Ukraine military boss grateful for American support
Ukraine Gen. Valerii Zaluzhnyi, commander in chief of his nation's armed forces, said he discussed his weaponry needs Sunday with Gen. Mark Milley, chairman of the U.S. Joint Chiefs of Staff. The call came days after Congress voted to provide $12 billion to Ukraine. U.S. weaponry has been key to success Ukraine's military has gained over the past month.
"I am sincerely grateful to the entire American people and its leaders for the consistent and unwavering support of Ukraine in this hard time," Zaluzhnyi said on Telegram.
Zelenskyy's hometown draws Russian drone strikes
The hometown of Ukraine President Volodymyr Zelenskyy was attacked by suicide drones Sunday as Russia struck back against the effective Ukrainian counteroffensive that has pushed its troops back from thousands of miles of land they had occupied for months.
The southern town of Krivyi Rih came under Russian attack by a suicide drone that destroyed two stories of a school early Sunday, said Valentyn Reznichenko, governor of Ukraine’s Dnipropetrovsk region. The Ukrainian air force said Sunday that it shot down five Iranian-made drones overnight but that two others made it through air defenses.
The attack came one day after Ukrainian troops forced Russian troops to withdraw from Lyman, a strategic Donbas region city located in one of four areas incorporated by Russia on Friday.
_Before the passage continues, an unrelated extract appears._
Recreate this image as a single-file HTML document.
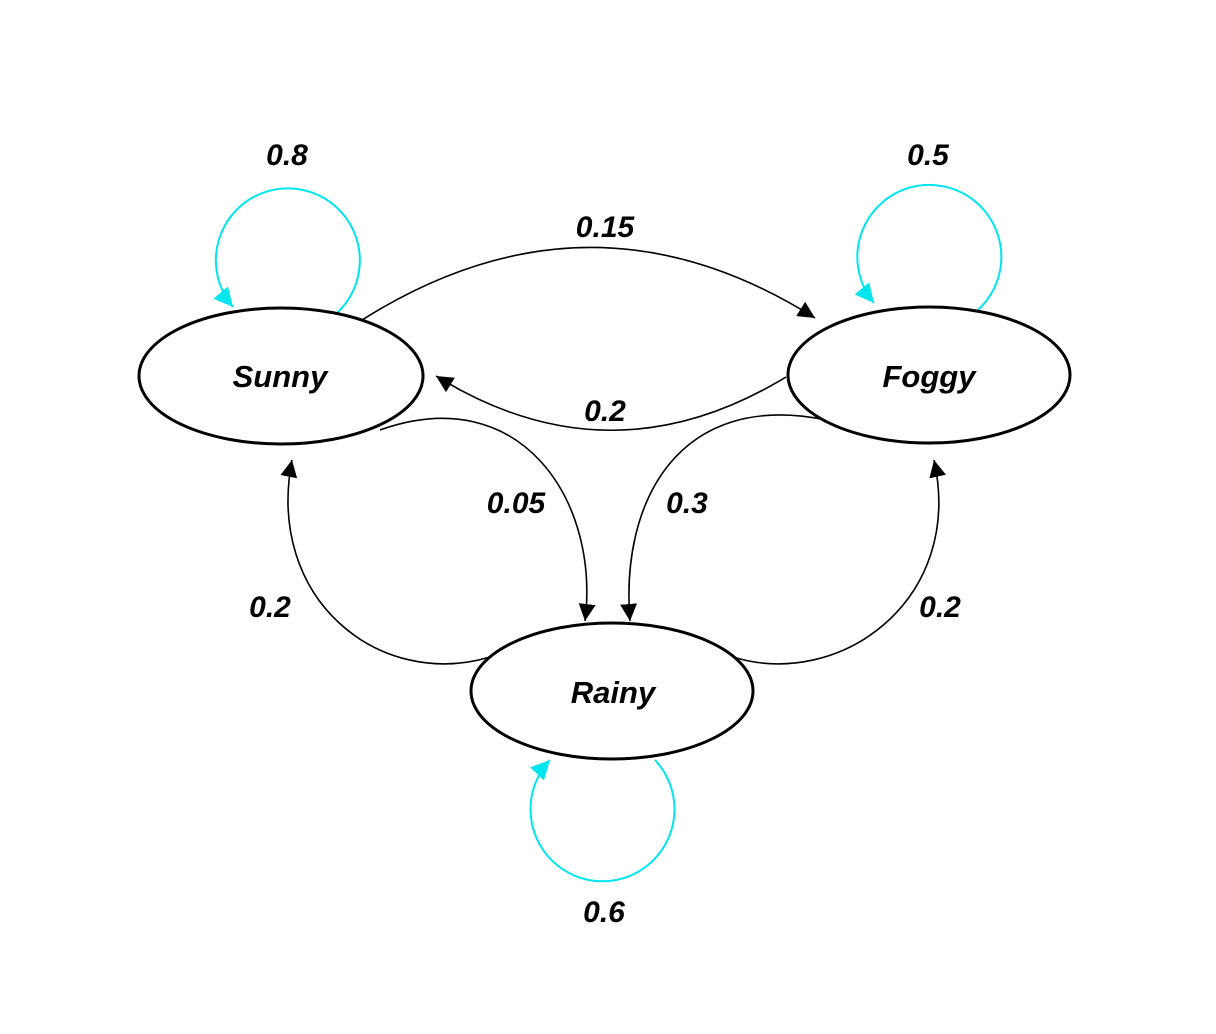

"Russia staged a farce in Donbas," Zelenskyy said Sunday. "And now Ukrainian flags are flying there."
NATO leader issues warnings on pipeline sabotage, nuclear war
NATO Secretary-General Jens Stoltenberg said Sunday that damage to two Nord Stream gas pipelines appears to be sabotage and that "any deliberate attack on critical NATO infrastructure will be met with a firm and united response from NATO."
Stoltenberg, speaking on NBC's "Meet the Press," also described nuclear war rhetoric from President Vladimir Putin as dangerous and reckless – but nothing new.
"That doesn't change the fact that this is dangerous," Stoltenberg said. "That's also a reason why we have so clearly conveyed to President Putin that any use of nuclear weapons will have severe consequences for Russia ... (and) totally change the nature of the conflict."
Pope Francis urges Putin to halt 'spiral of violence and death'
Pope Francis on Sunday appealed to Russian President Vladimir Putin for a cease-fire, imploring him to “stop this spiral of violence and death” in Ukraine and denouncing the “absurd” risks of nuclear war. Francis uttered his strongest plea yet about the 7-month-old "horror.” The pope, speaking to a Sunday crowd at St. Peter's Square. also called on Ukrainian President Volodymyr Zelenskyy to “be open” to serious peace proposals.
“How the war is going in Ukraine has become so grave, devastating and threatening that it sparks great worry,” Francis said.
9 EU countries issue statement in support of EU membership for Ukraine
Leaders of nine Eastern European nations released a statement Sunday reiterating support for Ukraine membership in the European Union and saying they will "never" recognize Russia's claim to four regions of the invaded country.
"We support Ukraine in its defense against Russian invasion, we demand that Russia immediately withdraw its troops from all occupied territories, and we call on all members of the Alliance to significantly increase military assistance to Ukraine," said the statement signed by Poland, Czech Republic, Estonia, Latvia, Lithuania, North Macedonia, Montenegro, Romania and Slovakia. "All those who commit crimes of aggression must be held accountable and brought to justice."